Partons d’un constat objectif. En 2013 nous dit l’ENTSO-E la part de la combustion des énergies fossiles dans le mix électrique européen atteignait les 44%, tirée par les productions allemandes, britanniques et italiennes qui représentaient à elles trois plus de la moitié des générations de ce type (FG.II)
FIG.II: Répartition par types d’énergies primaires des générations d’électricité en 2013 sur le continent ouest-européen. Détail des générations par pays attribuables aux combustions d’énergies fossiles (Source: ENTSO-E)
Malgré de formidables efforts financiers collectifs, la part des énergies renouvelables hors hydroélectricité atteint péniblement les 13% de la production d’électricité en 2013, dont 7% pour l’éolien et 2,4% pour le solaire. A la lumière de ces données, il apparaît que la seule voie raisonnable pour progresser dans l’indépendance énergétique de l’Europe, tout en maîtrisant les coûts, c’est d’accroître la part de l’électronucléaire et de réduire d’autant la part des combustions de ressources fossiles importées. Or seuls les grands pays européens comme l’Allemagne, la France, la Grande-Bretagne, l’Espagne disposent des ressources géographiques, géologiques et financières répondant au cahier des charges impératifs nécessaires à ces implantations de centrales. Ce sont donc les populations et les dirigeants de ces grands pays qu’il faudra, peu à peu, convaincre de changer à 180° de politique énergétique.
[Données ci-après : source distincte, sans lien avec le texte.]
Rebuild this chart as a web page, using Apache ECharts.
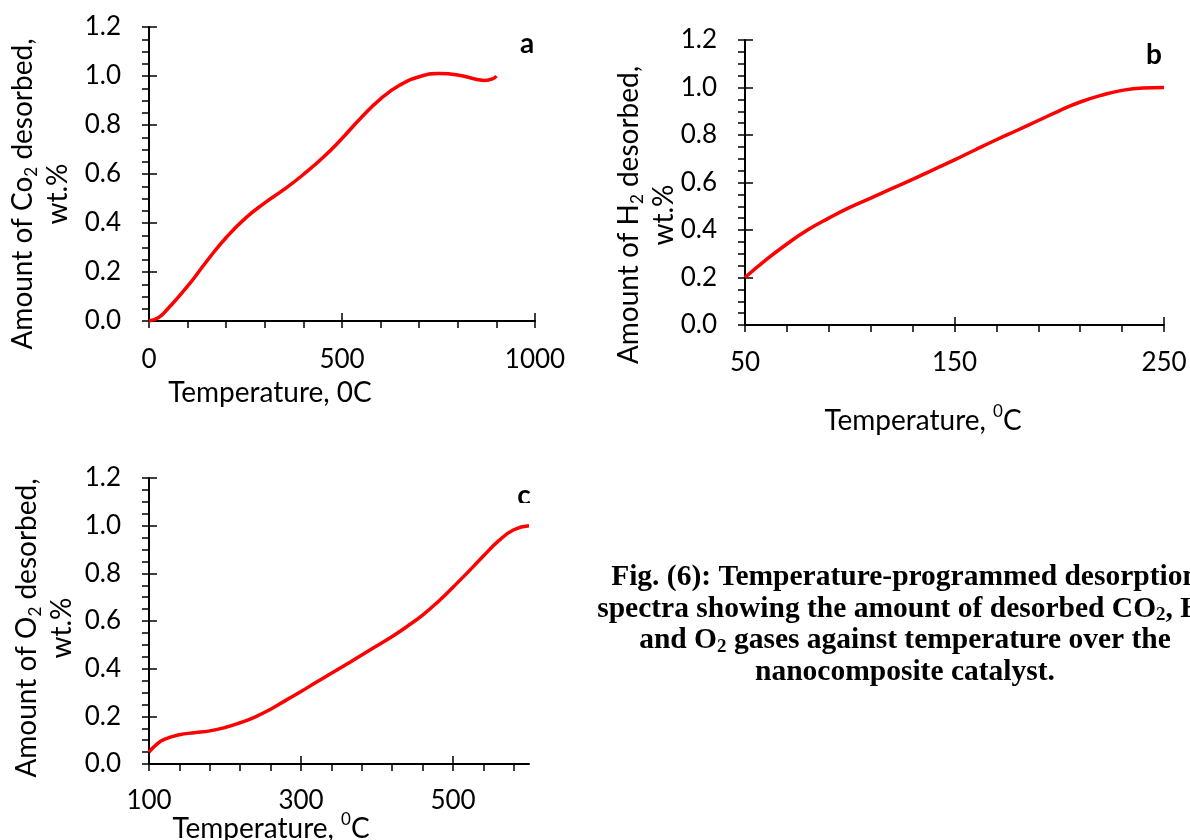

Vaste programme.
Une Europe couverte d’éoliennes, de panneaux solaires et de stations de pompage turbinage, le tout étant subventionné et hors de prix n’a aucun sens. Les industries se seront au préalable délocalisées et les rares peuples encore présents seront sans ressources. Le processus est déjà en marche et appelle à un douloureux aggiornamento énergétique européen.
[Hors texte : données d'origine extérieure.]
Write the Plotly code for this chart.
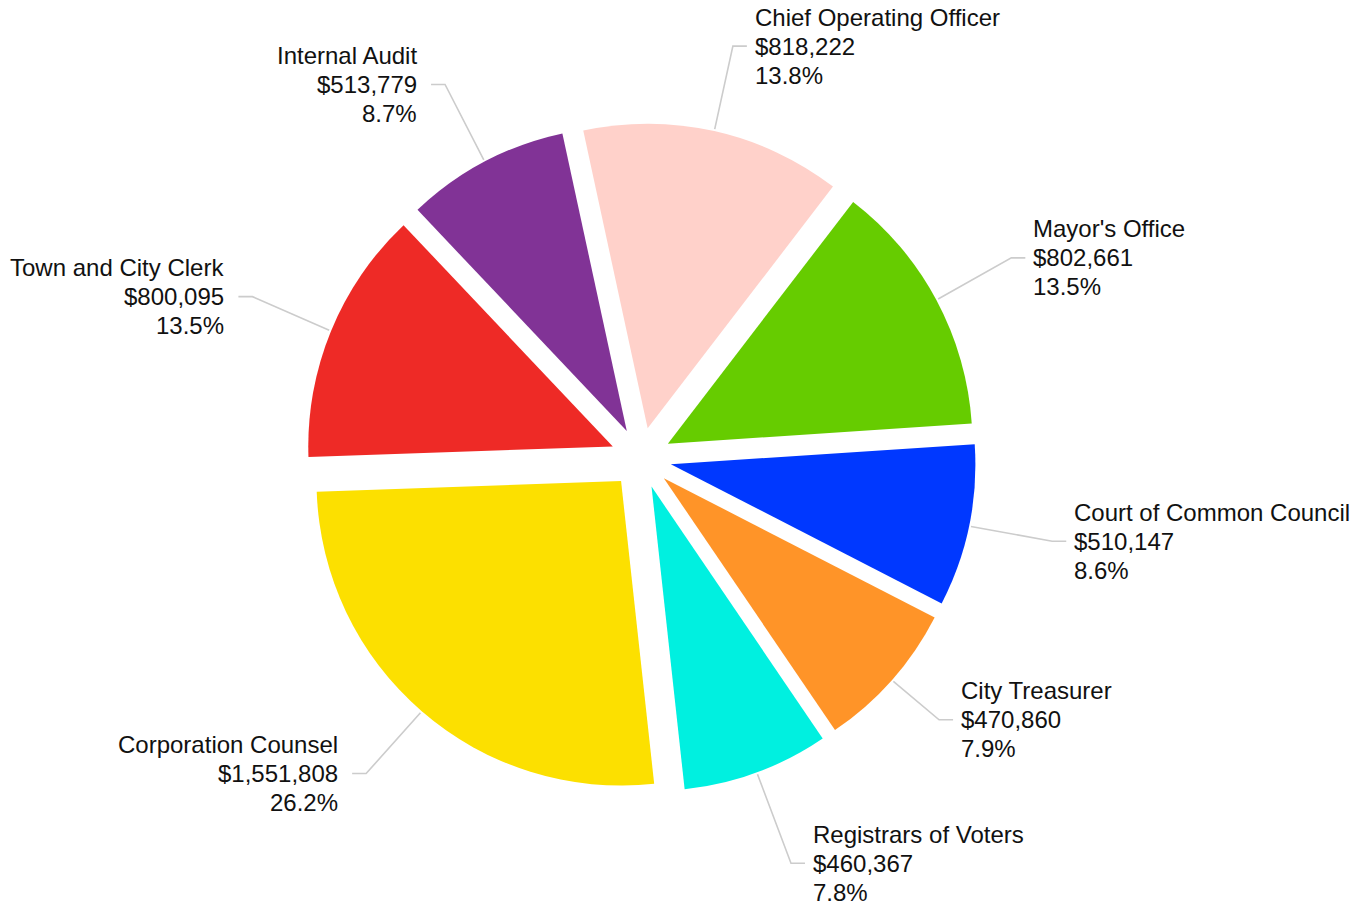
import math
import plotly.graph_objects as go

labels = ["Town and City Clerk", "Internal Audit", "Chief Operating Officer", "Mayor's Office",
          "Court of Common Council", "City Treasurer", "Registrars of Voters", "Corporation Counsel"]
values = [800095, 513779, 818222, 802661, 510147, 470860, 460367, 1551808]
colors = ["#EE2A26", "#813396", "#FFD1CA", "#66CC00", "#0038FF", "#FF9428", "#00F0E0", "#FCE000"]

W, H = 1369, 909
PULL = 0.1
ROT = -92
DOM_X = [0.22352, 0.71293]
DOM_Y = [0.12761, 0.86469]
FONT = "Arial, Liberation Sans, Helvetica, sans-serif"
# small radial nudges of the outside labels (label collision spacing)
LABEL_NUDGE = {"City Treasurer": -22, "Registrars of Voters": 14}
LABEL_DY = -2

fig = go.Figure(go.Pie(
    labels=labels, values=values, sort=False, direction="clockwise", rotation=ROT,
    pull=PULL, marker=dict(colors=colors, line=dict(width=0)),
    textinfo="none", hoverinfo="label+value+percent",
    domain=dict(x=DOM_X, y=DOM_Y), showlegend=False,
))

# geometry following plotly's pie layout
box_w = W * (DOM_X[1] - DOM_X[0])
box_h = H * (DOM_Y[1] - DOM_Y[0])
r = min(box_w, box_h) / 2 / (1 + PULL)
cx = W * (DOM_X[0] + DOM_X[1]) / 2
cy = H * (1 - DOM_Y[0]) - box_h / 2
r_out = r * (1 + PULL)

total = sum(values)
cum = 0
shapes, annos = [], []
px = lambda x: x / W
py = lambda y: 1 - y / H
for lab, v in zip(labels, values):
    mid = math.radians(ROT + 360 * (cum + v / 2) / total)
    cum += v
    dx, dy = math.sin(mid), -math.cos(mid)
    re = r_out + 85 + LABEL_NUDGE.get(lab, 0)
    x0, y0 = cx + (r_out + 2) * dx, cy + (r_out + 2) * dy
    x1, y1 = cx + re * dx, cy + re * dy + LABEL_DY
    side = 1 if dx >= 0 else -1
    x2 = x1 + 14 * side
    shapes.append(dict(type="path", xref="paper", yref="paper",
                       path=f"M {px(x0)} {py(y0)} L {px(x1)} {py(y1)} L {px(x2)} {py(y1)}",
                       line=dict(color="#CCCCCC", width=1.6)))
    tx = x2 + (6 if side > 0 else -12)
    lines = [lab, f"${v:,.0f}", f"{100 * v / total:.1f}%"]
    for k, t in enumerate(lines):
        annos.append(dict(x=px(tx), y=py(y1 + (k - 1) * 29), xref="paper", yref="paper",
                          text=t, showarrow=False, xanchor="left" if side > 0 else "right",
                          yanchor="middle", font=dict(family=FONT, size=24, color="#111111")))

fig.update_layout(width=W, height=H, margin=dict(l=0, r=0, t=0, b=0),
                  paper_bgcolor="white", plot_bgcolor="white",
                  shapes=shapes, annotations=annos)
fig.write_html("out.html", config={"displayModeBar": False},
               post_script="document.body.style.margin='0px';")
Les industries américaines aux ressources énergétiques abondantes ne se priveront pas, accompagnées de leurs homologues chinoises, de rentrer dans le lard de l’industrie européenne handicapée par ses charges énergétiques.
Braves gens, lors des prochaines négociations de libre échange entre américains et européens, ce n’est pas de bœufs aux antibiotiques ou de crevettes à l’eau de Javel qui vous effraient, dont il faudra parler, c’est de ressources énergétiques et de remise en cause nécessaire de politiques malvenues.